Sometimes practitioners are forced to go beyond the standard methods in order to gain more accuracy with their models. If one analyzes the problem of rocketing accuracy, ensembling is a good starting point. However, the trick lies in getting enough generalization from feature space. In this regard, ensemble generalization--do not confuse with classic or "standard" ensemble methods such as Random Forest or Gradient Boosting--is the right path to follow, however complex. The idea is to combine predictions from "base learners" to train a second stage regressor, using these predictions as metafeatures. The trick is to use a J-fold cross-validation scheme and use always the same data partitions and seed. This kind of ensemble is often called stacking--as we "stack" layers of classifiers.
Let’s do an example: suppose that we have three base learners: GBM, ET, and RF. Then assume we have a LM as level 2 learner. First we divide the training data into J-folds, for example in 4--recall that these 4 folds are stratified and disjoint.
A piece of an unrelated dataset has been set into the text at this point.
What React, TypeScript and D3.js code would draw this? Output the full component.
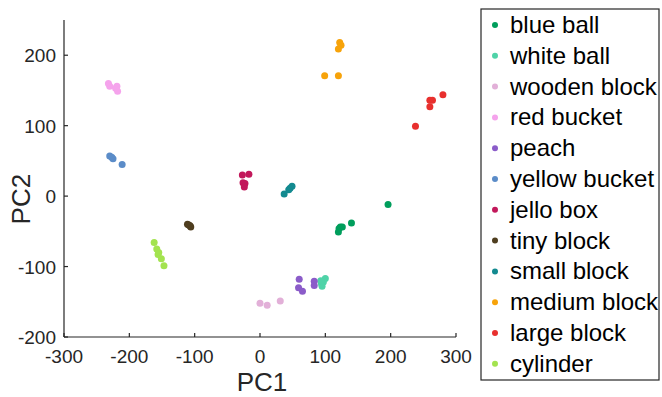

Then we train each model using the traditional cross-validation scheme, that is train with 3 folds and predict with the remaining (works best if the predictions are in form of probabilities). These predictions are stored and will be used for training the level 2 model. Figure 1 depicts this process.
After training the level 2 algorithm, we can proceed with the final predictions. To do so, we train again the base learners but using the whole training set. We do this to gain up to a 20% accuracy. It is important to highlight that we’ve to assure that the random seeds are the same that in the J-fold training! Afterwards, for each test example we predict with the base learners and collect the predictions. These are the input of the level 2 algorithm, which performs the final prediction.
I used these in Kaggle a few times and I’ve to say that it makes the difference. However, I found it to be difficult to get it working and it requires a lot of processing power. There is a nice post from Triskelion explaining ensembles that gave me the inspiration to write this.